Melodies for Poems
In studying Japanese Tanka and Chinese Quatrains I discovered that traditionally they are rooted in song and that the rhythmic pattern for the songs is placed within a simple structure. Each line of the poem receives the same number of musical measures and beats. In western terms this would be two measures of four-four time. For the Chinese Quatrains this would result in eight measures, two measures for each line, and each line would have the same rhythmic pulse. For the Japanese Tanka the rhythmic pattern is the same, but there will be ten measures of four-four time, two measures for each of the five lines.
The important lesson to be learned here is that each line is given the same musical duration; two full measures of four-four time. (See my previous posts, “Poetry and Song”, under the category “Syllabics”.) Contemplating this structure, I saw how placing a syllabic form into this musical context allows for the poet to access the pulse of a particular form, how a five syllable line differs from a seven syllable line, and in the case of Tanka, how the two can be woven together.
Contemplating this further, I experimented with applying the same principle to other types of syllabic verse such as Cinquain, Lanterne, Tetractys, etc. In each case I followed the same principles as found in ancient Chinese Quatrains and Japanese Tanka; which is to give each line two measures of four-four time.
By placing all of these syllabic forms into the same context of musical measure the poet has a tool to feel in the body and breath how these forms breathe, how they sing, and how they differ from each other. The contrasts between the forms emerges with clarity even when they are analogs of each other (analogs are syllabic forms with the same number of syllables, but the syllable count is distributed over the lines differently).
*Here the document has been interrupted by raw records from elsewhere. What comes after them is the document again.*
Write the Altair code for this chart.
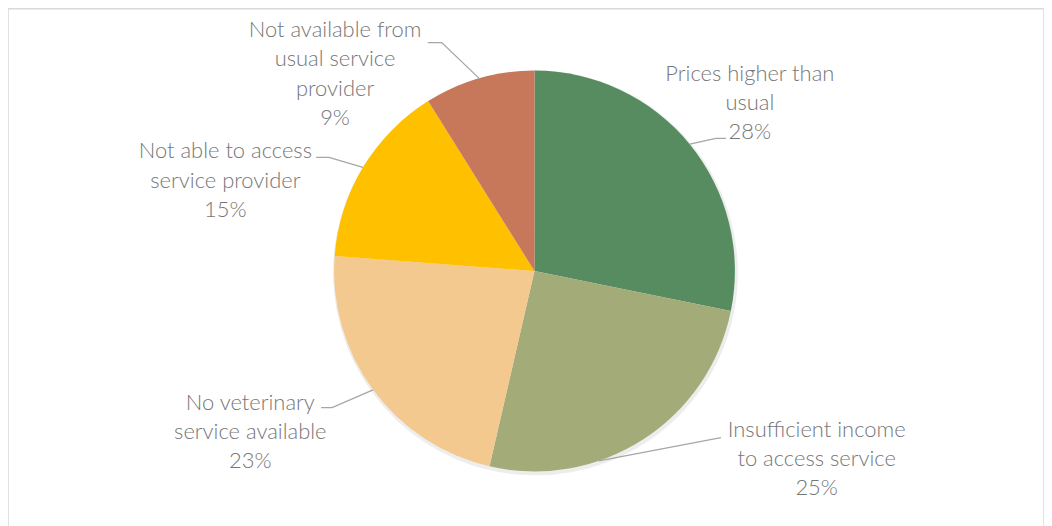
import math
import altair as alt
import pandas as pd

# ---- data ----
categories = [
    "Prices higher than usual",
    "Insufficient income to access service",
    "No veterinary service available",
    "Not able to access service provider",
    "Not available from usual service provider",
]
values = [28.2, 25.4, 22.6, 14.9, 8.9]   # percent
label_names = [
    "Prices higher than\nusual",
    "Insufficient income\nto access service",
    "No veterinary\nservice available",
    "Not able to access\nservice provider",
    "Not available from\nusual service\nprovider",
]
colors = ["#578C61", "#A3AB78", "#F3C98F", "#FFC000", "#C8785A"]

# ---- layout (pixels, view coordinates) ----
CX, CY, R = 528, 263, 201
label_x = [744, 811, 243, 218, 328]
label_y = [65, 422, 395, 143, 21]          # first text line
leader_start_shift = [0, 14, 0, 0, 0]       # degrees shift of anchor on arc
leader_elbow = [(710, 130), (715, 430), (325, 400), (322, 149), (435, 34)]
leader_end = [(720, 130), (715, 430), (314, 400), (309, 149), (421, 34)]

total = sum(values)
idx = list(range(len(categories)))
pie_df = pd.DataFrame({"cat": categories, "value": values, "idx": idx})

texts = [f"{n}\n{round(v / total * 100):.0f}%" for n, v in zip(label_names, values)]
lab_df = pd.DataFrame({"cat": categories, "text": texts, "x": label_x, "y": label_y})

rows = []
cum = 0
for i, (c, v) in enumerate(zip(categories, values)):
    mid = (cum + v / 2) / total * 360 + leader_start_shift[i]
    cum += v
    a = math.radians(mid)
    sx = CX + R * math.sin(a)
    sy = CY - R * math.cos(a)
    pts = [(sx, sy), leader_elbow[i], leader_end[i]]
    for k, (px, py) in enumerate(pts):
        rows.append({"cat": c, "k": k, "x": px, "y": py})
lead_df = pd.DataFrame(rows)

color_scale = alt.Scale(domain=categories, range=colors)

shadow = alt.Chart(pie_df).mark_arc(radius=R + 2, color="#000000", opacity=0.07).encode(
    theta=alt.Theta("value:Q", stack=True),
    order=alt.Order("idx:Q"),
    x=alt.value(CX + 1),
    y=alt.value(CY + 2),
)

pie = alt.Chart(pie_df).mark_arc(radius=R).encode(
    theta=alt.Theta("value:Q", stack=True),
    color=alt.Color("cat:N", scale=color_scale, legend=None),
    order=alt.Order("idx:Q"),
    x=alt.value(CX),
    y=alt.value(CY),
)

leaders = alt.Chart(lead_df).mark_line(color="#A6A6A6", strokeWidth=1.3).encode(
    x=alt.X("x:Q", scale=None),
    y=alt.Y("y:Q", scale=None),
    detail="cat:N",
    order="k:Q",
)

labels = alt.Chart(lab_df).mark_text(
    font="Lato", fontSize=22, fontWeight=300, color="#767676", lineBreak="\n", lineHeight=29.5,
    align="center", baseline="middle",
).encode(
    x=alt.X("x:Q", scale=None),
    y=alt.Y("y:Q", scale=None),
    text="text:N",
)

chart = alt.layer(shadow, pie, leaders, labels).properties(
    width=1039, height=522,
    autosize=alt.AutoSizeParams(type="none"),
    padding=0,
).configure_view(stroke="#D9D9D9", strokeWidth=1.5)

chart.save("out.html", embed_options={"renderer": "svg", "actions": False})
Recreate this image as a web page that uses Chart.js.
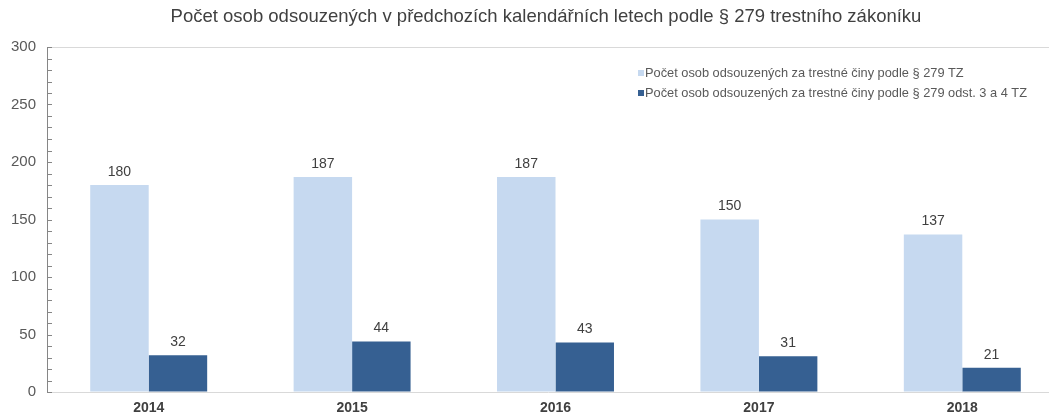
<!DOCTYPE html>
<html>
<head>
<meta charset="utf-8">
<script src="https://cdn.jsdelivr.net/npm/chart.js@4/dist/chart.umd.min.js"></script>
<style>
html,body{margin:0;padding:0;background:#fff;overflow:hidden;}
#wrap{width:1049px;height:414px;}
</style>
</head>
<body>
<div id="wrap"><canvas id="c" width="1049" height="414"></canvas></div>
<script>
const titleText = 'Počet osob odsouzených v předchozích kalendářních letech podle § 279 trestního zákoníku';
const years = ['2014', '2015', '2016', '2017', '2018'];
const seriesAllLabel = 'Počet osob odsouzených za trestné činy podle § 279 TZ';
const seriesAll = [180, 187, 187, 150, 137];
const seriesSevereLabel = 'Počet osob odsouzených za trestné činy podle § 279 odst. 3 a 4 TZ';
const seriesSevere = [32, 44, 43, 31, 21];
const yTicks = [0, 50, 100, 150, 200, 250, 300];

const FONT = '"Liberation Sans", Arial, sans-serif';
const PLOT_RIGHT = 1064; // plot area extends slightly past the canvas edge, as in the reference

const extras = {
  id: 'extras',
  afterLayout(chart) {
    const x = chart.scales.x;
    const ca = chart.chartArea;
    ca.right = PLOT_RIGHT;
    ca.width = ca.right - ca.left;
    x.right = PLOT_RIGHT;
    x.width = x.right - x.left;
    x.configure();
  },
  beforeDraw(chart) {
    const ctx = chart.ctx;
    ctx.save();
    ctx.font = '18.5px ' + FONT;
    ctx.fillStyle = '#404040';
    ctx.textAlign = 'center';
    ctx.textBaseline = 'middle';
    ctx.fillText(titleText, 546, 17);
    ctx.restore();
  },
  afterDatasetsDraw(chart) {
    const ctx = chart.ctx;
    const y = chart.scales.y;
    const ca = chart.chartArea;
    ctx.save();
    // minor ticks on y axis (inward)
    ctx.strokeStyle = '#868686';
    ctx.lineWidth = 1;
    for (let v = 0; v <= 300; v += 10) {
      const py = Math.round(y.getPixelForValue(v)) + 0.5;
      ctx.beginPath();
      ctx.moveTo(ca.left, py);
      ctx.lineTo(ca.left + 5, py);
      ctx.stroke();
    }
    // data labels
    ctx.font = '14px ' + FONT;
    ctx.fillStyle = '#404040';
    ctx.textAlign = 'center';
    ctx.textBaseline = 'bottom';
    chart.data.datasets.forEach((ds, di) => {
      const meta = chart.getDatasetMeta(di);
      meta.data.forEach((bar, i) => {
        ctx.fillText(String(ds.data[i]), bar.x, bar.y - 6);
      });
    });
    // legend
    ctx.font = '12.8px ' + FONT;
    ctx.textAlign = 'left';
    ctx.textBaseline = 'middle';
    const lx = ca.left + 591;
    chart.data.datasets.forEach((ds, di) => {
      const ly = ca.top + 26 + di * 20;
      ctx.fillStyle = ds.backgroundColor;
      ctx.fillRect(lx, ly - 3, 6, 6);
      ctx.fillStyle = '#595959';
      ctx.fillText(ds.label, lx + 7, ly);
    });
    ctx.restore();
  }
};

new Chart(document.getElementById('c'), {
  type: 'bar',
  data: {
    labels: years,
    datasets: [
      { label: seriesAllLabel, data: seriesAll, backgroundColor: '#c6d9f0', categoryPercentage: 0.575, barPercentage: 1.0 },
      { label: seriesSevereLabel, data: seriesSevere, backgroundColor: '#366092', categoryPercentage: 0.575, barPercentage: 1.0 }
    ]
  },
  options: {
    responsive: false,
    animation: false,
    devicePixelRatio: 1,
    layout: { padding: { left: 0, right: 0, top: 47, bottom: 0 } },
    plugins: {
      legend: { display: false },
      tooltip: { enabled: false },
      title: { display: false }
    },
    scales: {
      x: {
        grid: { display: false, drawTicks: false },
        border: { display: true, color: '#d9d9d9', width: 1 },
        ticks: { color: '#404040', font: { family: FONT, size: 14, weight: 'bold' }, padding: 8 },
        afterFit(s) { s.height = 22; }
      },
      y: {
        min: 0, max: 300,
        afterBuildTicks(s) { s.ticks = yTicks.map(v => ({ value: v })); },
        grid: {
          drawTicks: false,
          color: c => (c.tick && c.tick.value === 300) ? '#d9d9d9' : 'rgba(0,0,0,0)'
        },
        border: { display: true, color: '#868686', width: 1 },
        ticks: { color: '#595959', font: { family: FONT, size: 15 }, padding: 11 },
        afterFit(s) { s.width = 47; }
      }
    }
  },
  plugins: [extras]
});
</script>
</body>
</html>
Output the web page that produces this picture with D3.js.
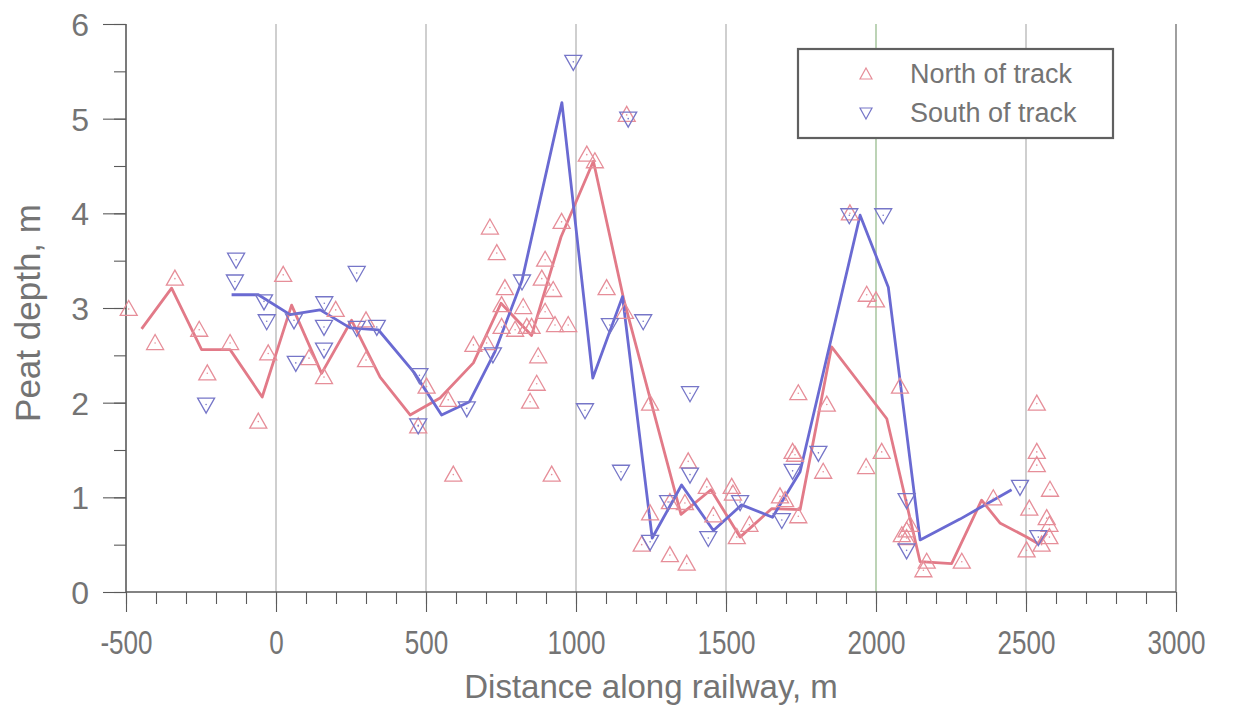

I posted my first melody yesterday; a melody for the Lanterne form. There are five lines. Each line receives two measures of four-four time. Since the first line of a Lanterne consists of a single syllable, it will fill the entire two measures. The second line is two syllables, so each measure of the second line has one of those syllables. This basic procedure is followed for all the syllabic forms to generate melodies for these forms.
There are countless melodies that can be generated in this manner, just as there are countless poems that each form can embody. The melody for a particular form, such as the Lanterne Melody posted yesterday, can be used for any Lanterne. In addition, the Lanterne melody can be used for a series of Lanterne, thus generating a song with verses. The same applies to the melodies I will be posting for other forms such as Tanka and Tetractys. Finally, the same poem can be sung using different melodies for that particular form; for example, a particular Lanterne can be sung to Lanterne Melody 1, or Lanterne Melody 2 (soon to be posted), etc. In this way different emotional nuances of the poem can be emphasized using different melodies.
For the poet I think this is an invaluable tool because it gives the syllabic form an added dimension of meaning. It is my personal feeling that this dimension of melodic meaning was near at hand with ancient Chinese Quatrains and Japanese Tanka, but that over time this kind of relationship was almost lost, though not entirely; there are still echoes of this relationship in the way a particular poem might be read and paced.
There is a personal dimension to the melodies for me. When I come up with a poem in a particular syllabic form it almost always comes to me with a melody. Basically, when I write a poem I am jotting down the lyrics I am hearing in my mind. Now the melody is not a new melody each time, but rather there are a set of melodies that support a particular form. That’s just how my mind works in writing poetry. I have found that adhering to a particular syllabic form shapes the melody as well as the content of the poem itself; so in a sense when I write poetry I am shaping melodic lines as well as shaping words.
Please feel free to use the melodies posted here if you find them helpful in writing poems in a particular form. You can use these melodies for your own poems, to create a song from your favorite poems in a particular form, or just to hum should you so wish.